Chinese smart gadgets maker Xiaomi’s widely-anticipated IPO is on the countdown.
We reported earlier this week that the Beijing-based gadget maker has filed with China Securities Regulatory Commission (CSRC) on its way to become the first company to issue China Depositary Receipts (CDR), following a CSRC announcement came out last week encouraging overseas-listed Chinese tech giants to duo-list at home bourses.
This Thursday, Xiaomi updated its CDR prospectus with CSRC, contents updated include the size of the CDR offering, it’s fintech business and ecosystem play among other things.
The Beijing-based company is expected to hold a press conference for its IPOs on June 23 followed by the floatation on June 25.
Xiaomi is intended to issue Class B common stock as a basic stock to be converted into CDR. And CDR portion will account for no less than 7% of its enlarged share capital. Additionally, the basic stocks corresponding to CDR issuance would account for no less than 50% of the total scale of the CDR and Hong Kong public offering (including the proportion of the old shares issued).
Some other noteworthy highlights from the updates.
CDR pricing strategy: bookbuilding.
When it comes to CDR stock price, the smartphone maker said it’d determine the price by the bookbuilding practice commonly adopted by HKEX listings, meaning the CDR price would be priced at the low end of the price range.
IPO valuation between $75 billion and 85 billion. CDR size between $5.3 billion and $6 billion.
The much-hyped IPO’s valuation, according to people familiar with the matter told 36Kr/KrASIA, was pegged at between US$ 75 billion and $85 billion, indicating the CDR size (7% of the share capital) would be around $5.3 – $6 billion.
Xiaomi has no plans for dividends distribution in the next five years.
Its rationale is that the company is still growing at quick pace with decent capital efficiency. And by leveraging capital it could use, the company could generate more value for both itself and shareholders.
To spin off finance business in five years.
Offline channels sales rise rapidly.
First started primarily selling its products through the internet, Xiaomi found its inspirations in Apple Store and started launching its own version, named Xiaomi Home (小米之家), in 2011.
The updated CDR prospectus shows that sales from the physical channels have been rising very quickly, from 2015’s RMB 360 million (representing a mere 0.56% out of total sales coming from online, offline and distributions channels) to the first quarter of 2018’s RMB 2.5 billion, representing 8.13% of total sales.
As of now, there are 331 such Xiaomi Home for its fanbase in China and another 40 or so in India, where Xiaomi dethroned long-term rival Samsung late last year.

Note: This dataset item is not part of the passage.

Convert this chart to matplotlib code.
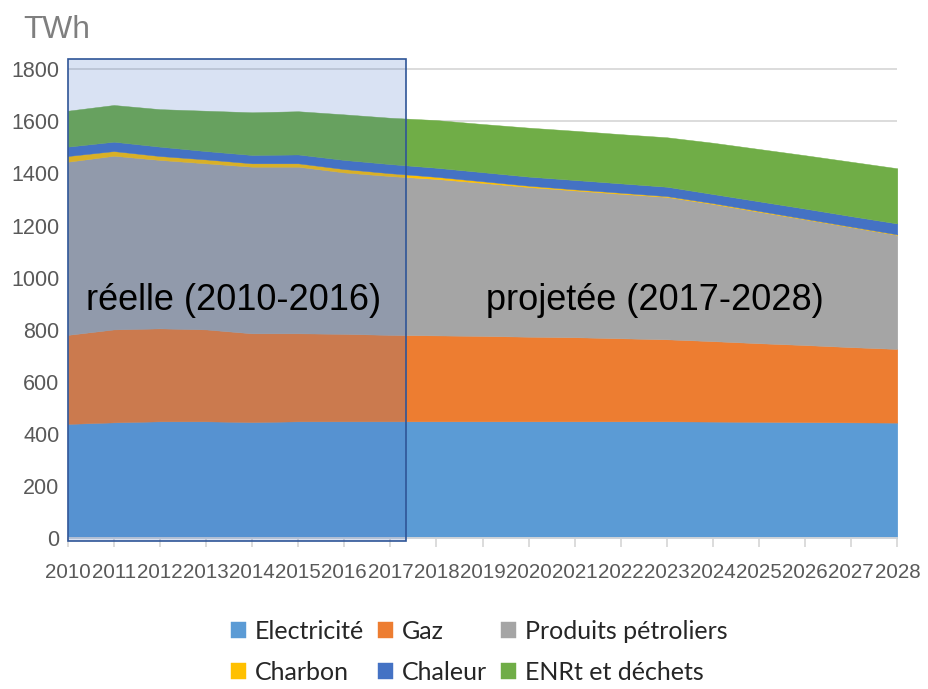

And according to Mr. LEI Jun, founder and CEO of Xiaomi, the company expects to roll out 1,000 such homes in China in the next three years.
Mobile gaming contributed RMB 297 million in first quarter 2018.
Xiaomi claims the company is changing course to become more of an internet services provider, as, the profit margin for hardware business is quite low and the market is somewhat saturated.
Furthermore, by selling devices Xiaomi only gets to charge its users one time every few years when they phase out the old models, but by providing internet services it’s possible for the hardware maker to charge users every day, so to speak.
The prospectus reveals that for the first quarter of 2018, Xiaomi took in RMB 297 million from mobile gaming business, out of which blockbuster Arena of Valor, produced by Tencent, pitched in RMB 200 million, accounting for 68% of total gaming business revenue.
Xiaomi’s overly dependent on one single game to churn out a large proportion of revenue for gaming business which could be an important component of its internet services matrix might raise the alarm for its course changing, though.